O ambiente de microgravidade é o primeiro obstáculo. A doença da locomoção espacial afeta 70% dos astronautas nos três primeiros dias de vôo.

- Numa viagem curta as alterações são mais nos sistemas neurovestibular e cardiovascular - explica Thais Russomano, Coordenadora do Laboratório de Microgravidade da PUC do Rio Grande do Sul e PhD em Medicina Espacial. - A pessoa fica ligeiramente perdida, não sabe o que é em cima, embaixo. Isso gera um conflito no cérebro e ela adoece. Fica nauseada. Há uma redistribuição dos fluidos e do sangue da parte inferior para a parte superior do corpo, mas depois ela se adapta.

Cardápio se repete a cada oito dias

A alimentação está longe de ser como na ficção, mas já é bem melhor do que a enfrentada pelos primeiros astronautas, que chegaram a usar alimentos em tubos de alumínio.

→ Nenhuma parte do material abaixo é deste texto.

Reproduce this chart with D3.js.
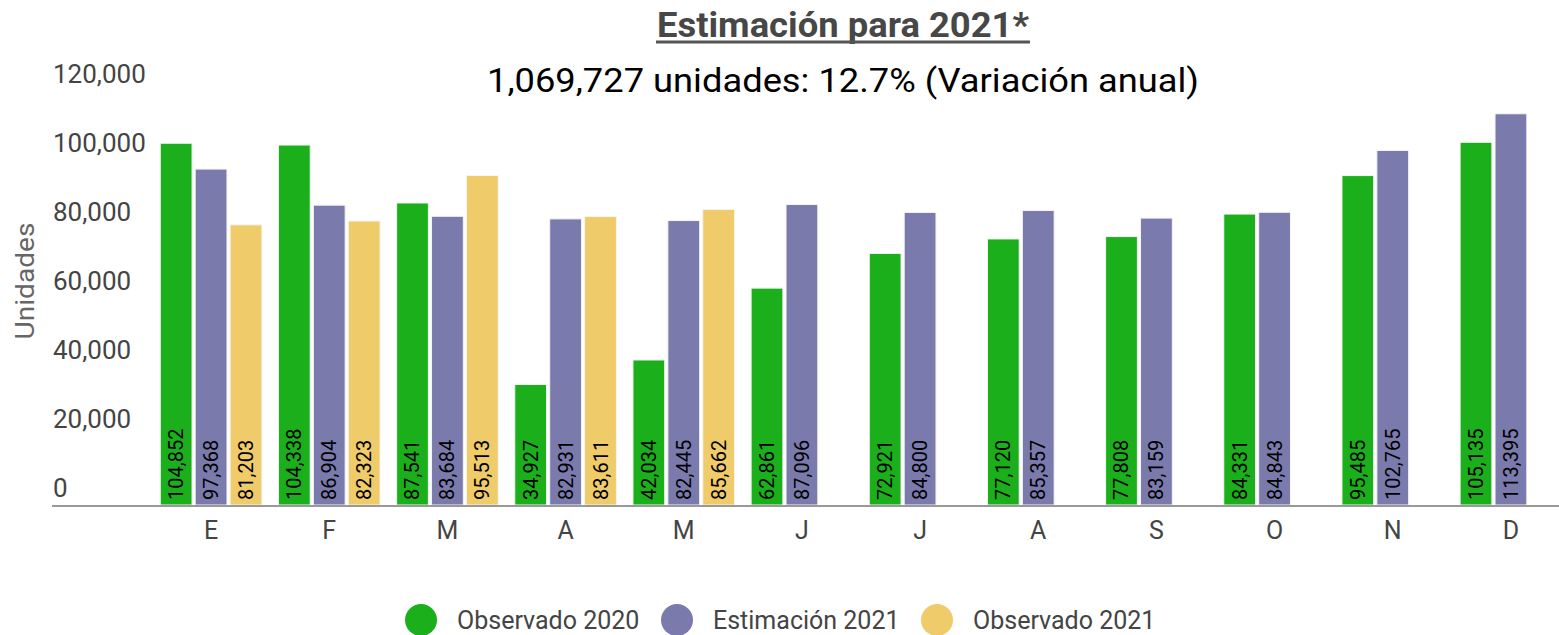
<!DOCTYPE html>
<html>
<head>
<meta charset="utf-8">
<script src="https://cdn.jsdelivr.net/npm/d3@7"></script>
<style>
  body { margin: 0; background: #fff; }
  svg { display: block; font-family: Roboto, "Noto Sans", sans-serif; }
</style>
</head>
<body>
<svg id="chart"></svg>
<script>
// months (initials, as in the reference)
var months = ["E", "F", "M", "A", "M", "J", "J", "A", "S", "O", "N", "D"];
var seriesNames = ["Observado 2020", "Estimación 2021", "Observado 2021"];
var seriesColors = ["#1bb01b", "#7a7aad", "#efcb6a"];

var observado2020 = [104852, 104338, 87541, 34927, 42034, 62861, 72921, 77120, 77808, 84331, 95485, 105135];
var estimacion2021 = [97368, 86904, 83684, 82931, 82445, 87096, 84800, 85357, 83159, 84843, 102765, 113395];
var observado2021 = [81203, 82323, 95513, 83611, 85662, null, null, null, null, null, null, null];

var yTicks = [0, 20000, 40000, 60000, 80000, 100000, 120000];

var titleText = "Estimación para 2021*";
var subtitleText = "1,069,727 unidades: 12.7% (Variación anual)";

var width = 1559, height = 635;

var svg = d3.select("#chart")
    .attr("width", width)
    .attr("height", height);

// build rows from the arrays
var series = [observado2020, estimacion2021, observado2021];
var rows = months.map(function(m, i) {
    return {
        idx: i,
        label: m,
        values: series.map(function(s, k) { return {k: k, v: s[i]}; })
    };
});

var x0 = d3.scaleBand()
    .domain(d3.range(months.length))
    .range([152, 1570])
    .paddingInner(0.14)
    .paddingOuter(0.07);

var x1 = d3.scaleBand()
    .domain([0, 1, 2])
    .range([0, x0.bandwidth()])
    .paddingInner(0.09);

var y = d3.scaleLinear()
    .domain([0, 120000])
    .range([505, 91]);

var fmt = d3.format(",");

// title, underlined
svg.append("text")
    .attr("x", 843)
    .attr("y", 37)
    .attr("text-anchor", "middle")
    .attr("font-size", 35)
    .attr("font-weight", "bold")
    .attr("fill", "#474747")
    .attr("textLength", 372)
    .attr("lengthAdjust", "spacingAndGlyphs")
    .text(titleText);

svg.append("line")
    .attr("x1", 656)
    .attr("x2", 1030)
    .attr("y1", 42)
    .attr("y2", 42)
    .style("stroke", "#555")
    .style("stroke-width", 3);

svg.append("text")
    .attr("x", 843)
    .attr("y", 92)
    .attr("text-anchor", "middle")
    .attr("font-size", 33)
    .attr("fill", "#000")
    .attr("textLength", 712)
    .attr("lengthAdjust", "spacingAndGlyphs")
    .text(subtitleText);

// y tick labels (sitting just above their value)
svg.append("g")
    .selectAll("text")
    .data(yTicks)
    .enter()
    .append("text")
    .attr("x", 53)
    .attr("y", function(d) { return y(d) - 8; })
    .attr("font-size", 26)
    .attr("fill", "#444")
    .text(function(d) { return fmt(d); });

// y axis title
svg.append("text")
    .attr("transform", "translate(34,281) rotate(-90)")
    .attr("text-anchor", "middle")
    .attr("font-size", 26)
    .attr("fill", "#666")
    .attr("textLength", 117)
    .attr("lengthAdjust", "spacingAndGlyphs")
    .text("Unidades");

// bars
var groups = svg.append("g")
    .selectAll("g")
    .data(rows)
    .enter()
    .append("g")
    .attr("transform", function(d) { return "translate(" + x0(d.idx) + ",0)"; });

var cells = groups.selectAll("g")
    .data(function(d) { return d.values.filter(function(e) { return e.v != null; }); })
    .enter()
    .append("g");

cells.append("rect")
    .attr("x", function(d) { return x1(d.k); })
    .attr("y", function(d) { return y(d.v); })
    .attr("width", x1.bandwidth())
    .attr("height", function(d) { return y(0) - y(d.v); })
    .style("fill", function(d) { return seriesColors[d.k]; })
    .style("stroke", "#f4f4f4")
    .style("stroke-width", 1);

cells.append("text")
    .attr("transform", function(d) {
        return "translate(" + (x1(d.k) + x1.bandwidth() / 2 + 7) + "," + (y(0) - 5) + ") rotate(-90)";
    })
    .attr("font-size", 20)
    .attr("fill", "#000")
    .text(function(d) { return fmt(d.v); });

// baseline
svg.append("line")
    .attr("x1", 52)
    .attr("x2", width)
    .attr("y1", y(0) + 1)
    .attr("y2", y(0) + 1)
    .style("stroke", "#999")
    .style("stroke-width", 2);

// x labels
svg.append("g")
    .selectAll("text")
    .data(rows)
    .enter()
    .append("text")
    .attr("x", function(d) { return x0(d.idx) + x0.bandwidth() / 2; })
    .attr("y", 539)
    .attr("text-anchor", "middle")
    .attr("font-size", 25)
    .attr("fill", "#444")
    .text(function(d) { return d.label; });

// legend
var legendX = [421, 677, 937];
var legend = svg.append("g")
    .selectAll("g")
    .data(seriesNames)
    .enter()
    .append("g")
    .attr("transform", function(d, i) { return "translate(" + legendX[i] + ",620)"; });

legend.append("circle")
    .attr("r", 16)
    .style("fill", function(d, i) { return seriesColors[i]; });

legend.append("text")
    .attr("x", 36)
    .attr("y", 9)
    .attr("font-size", 25)
    .attr("fill", "#444")
    .text(function(d) { return d; });
</script>
</body>
</html>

Os alimentos podem ser reidratáveis, irradiados (uso de radiação para matar bactérias), termoestabilizados (o calor é usado destruir microorganismos nocivos) e sob forma natural, como nozes e biscoitos. A água é adicionada à comida desidratada, que é aquecida em forno. Podem ser sopas, galinha com arroz, em embalagens especiais, feitas de material flexível para depois passarem pelo compressor de lixo. O velcro no fundo da embalagem faz com que ela não flutue pela nave. Já as termoestabilizadas, que incluem frutas e peixe, são levadas em latas e copos plásticos, semelhantes aos vistos em supermercados. Há também bebidas em pó, como café e suco de laranja.

Na nave são usadas bandejas presas ao colo por tiras ou à parede. Mas na estação há uma pequena mesa para três pessoas. A tripulação tem um ciclo de cardápio de oito dias, com os pratos se repetindo. O menu é metade americano, metade russo. A água é reciclada e até a umidade do ar é reaproveitada.

Pela janela, um dia de apenas 90 minutos

Dormir pode não ser tão fácil. Como o dia na estação dura só 90 minutos, muitos astronautas usam máscara para não serem incomodados pela claridade. A tripulação costuma utilizar sacos de dormir, fixados às paredes ou ao assento. Na estação, há ainda duas pequenas cabines individuais.

A higiene também teve que ser adaptada à microgravidade e à limitação de água. Ela inclui xampu sem enxágue e banho de esponja. No banheiro, o vaso sanitário inclui barras para posicionar as pernas, e a descarga é a vácuo. Cada astronauta tem o próprio aparato urinário.

Astronautas também têm períodos de descanso. Eles se exercitam, lêem, vêem filmes, conversam com a família - atividades para tentar diminuir a sensação de isolamento e o estresse que isso pode causar.

Um assunto pouco comentado é o sexo no espaço - ou a falta dele. Contam que durante uma simulação da vida na estação, feita na Terra em 2000, um astronauta russo tentou beijar uma pesquisadora canadense.

- Nenhum estudo informa se já aconteceu alguma atividade sexual no espaço. Mas se a Nasa e outras agências quiserem gerar colônias em outros planetas vão ser obrigadas a lidar com isso - diz Thais Russomano.